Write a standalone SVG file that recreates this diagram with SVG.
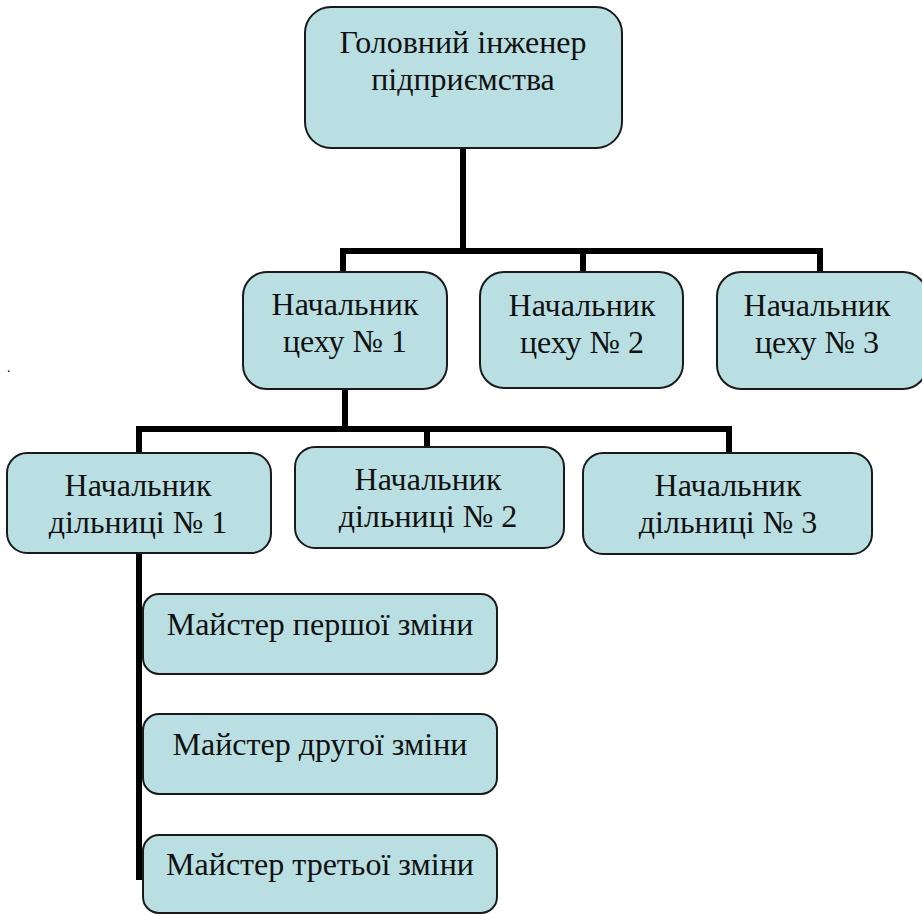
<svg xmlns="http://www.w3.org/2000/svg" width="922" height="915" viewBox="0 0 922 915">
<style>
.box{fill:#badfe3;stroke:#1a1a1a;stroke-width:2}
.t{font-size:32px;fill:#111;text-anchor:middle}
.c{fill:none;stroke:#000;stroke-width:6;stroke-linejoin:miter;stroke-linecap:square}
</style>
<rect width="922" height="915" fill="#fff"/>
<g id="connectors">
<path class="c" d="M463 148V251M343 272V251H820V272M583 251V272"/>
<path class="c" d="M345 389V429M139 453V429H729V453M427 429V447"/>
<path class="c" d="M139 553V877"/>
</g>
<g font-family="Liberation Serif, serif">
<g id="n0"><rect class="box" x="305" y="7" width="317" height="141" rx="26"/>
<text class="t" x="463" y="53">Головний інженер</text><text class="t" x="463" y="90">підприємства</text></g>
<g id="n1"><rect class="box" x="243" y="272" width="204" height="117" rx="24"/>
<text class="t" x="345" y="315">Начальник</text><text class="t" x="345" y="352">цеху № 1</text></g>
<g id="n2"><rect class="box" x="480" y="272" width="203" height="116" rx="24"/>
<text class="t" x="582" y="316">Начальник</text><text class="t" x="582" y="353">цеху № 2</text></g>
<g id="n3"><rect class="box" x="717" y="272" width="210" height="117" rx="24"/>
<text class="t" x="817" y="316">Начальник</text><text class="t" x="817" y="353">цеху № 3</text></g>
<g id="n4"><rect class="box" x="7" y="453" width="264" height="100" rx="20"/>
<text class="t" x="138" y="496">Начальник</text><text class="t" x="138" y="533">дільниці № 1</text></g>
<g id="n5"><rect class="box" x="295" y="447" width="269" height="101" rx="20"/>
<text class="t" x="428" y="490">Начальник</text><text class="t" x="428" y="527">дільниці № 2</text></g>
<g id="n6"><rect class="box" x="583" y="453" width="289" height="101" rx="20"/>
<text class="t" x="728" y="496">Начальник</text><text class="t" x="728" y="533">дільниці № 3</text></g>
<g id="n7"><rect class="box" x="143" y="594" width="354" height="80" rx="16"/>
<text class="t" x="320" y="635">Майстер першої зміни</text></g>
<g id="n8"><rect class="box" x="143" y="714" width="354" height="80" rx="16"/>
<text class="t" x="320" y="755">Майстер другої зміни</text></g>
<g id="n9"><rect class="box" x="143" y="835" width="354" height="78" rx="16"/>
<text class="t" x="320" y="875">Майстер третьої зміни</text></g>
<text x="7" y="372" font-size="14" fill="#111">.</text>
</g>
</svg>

**TASK DETAILS:**
Repeat verbatim all the material, but not the pictures.

**SOLUTION TO THIS TASK:**
Write a standalone SVG file that recreates this diagram with SVG.
<svg xmlns="http://www.w3.org/2000/svg" width="922" height="915" viewBox="0 0 922 915">
<style>
.box{fill:#badfe3;stroke:#1a1a1a;stroke-width:2}
.t{font-size:32px;fill:#111;text-anchor:middle}
.c{fill:none;stroke:#000;stroke-width:6;stroke-linejoin:miter;stroke-linecap:square}
</style>
<rect width="922" height="915" fill="#fff"/>
<g id="connectors">
<path class="c" d="M463 148V251M343 272V251H820V272M583 251V272"/>
<path class="c" d="M345 389V429M139 453V429H729V453M427 429V447"/>
<path class="c" d="M139 553V877"/>
</g>
<g font-family="Liberation Serif, serif">
<g id="n0"><rect class="box" x="305" y="7" width="317" height="141" rx="26"/>
<text class="t" x="463" y="53">Головний інженер</text><text class="t" x="463" y="90">підприємства</text></g>
<g id="n1"><rect class="box" x="243" y="272" width="204" height="117" rx="24"/>
<text class="t" x="345" y="315">Начальник</text><text class="t" x="345" y="352">цеху № 1</text></g>
<g id="n2"><rect class="box" x="480" y="272" width="203" height="116" rx="24"/>
<text class="t" x="582" y="316">Начальник</text><text class="t" x="582" y="353">цеху № 2</text></g>
<g id="n3"><rect class="box" x="717" y="272" width="210" height="117" rx="24"/>
<text class="t" x="817" y="316">Начальник</text><text class="t" x="817" y="353">цеху № 3</text></g>
<g id="n4"><rect class="box" x="7" y="453" width="264" height="100" rx="20"/>
<text class="t" x="138" y="496">Начальник</text><text class="t" x="138" y="533">дільниці № 1</text></g>
<g id="n5"><rect class="box" x="295" y="447" width="269" height="101" rx="20"/>
<text class="t" x="428" y="490">Начальник</text><text class="t" x="428" y="527">дільниці № 2</text></g>
<g id="n6"><rect class="box" x="583" y="453" width="289" height="101" rx="20"/>
<text class="t" x="728" y="496">Начальник</text><text class="t" x="728" y="533">дільниці № 3</text></g>
<g id="n7"><rect class="box" x="143" y="594" width="354" height="80" rx="16"/>
<text class="t" x="320" y="635">Майстер першої зміни</text></g>
<g id="n8"><rect class="box" x="143" y="714" width="354" height="80" rx="16"/>
<text class="t" x="320" y="755">Майстер другої зміни</text></g>
<g id="n9"><rect class="box" x="143" y="835" width="354" height="78" rx="16"/>
<text class="t" x="320" y="875">Майстер третьої зміни</text></g>
<text x="7" y="372" font-size="14" fill="#111">.</text>
</g>
</svg>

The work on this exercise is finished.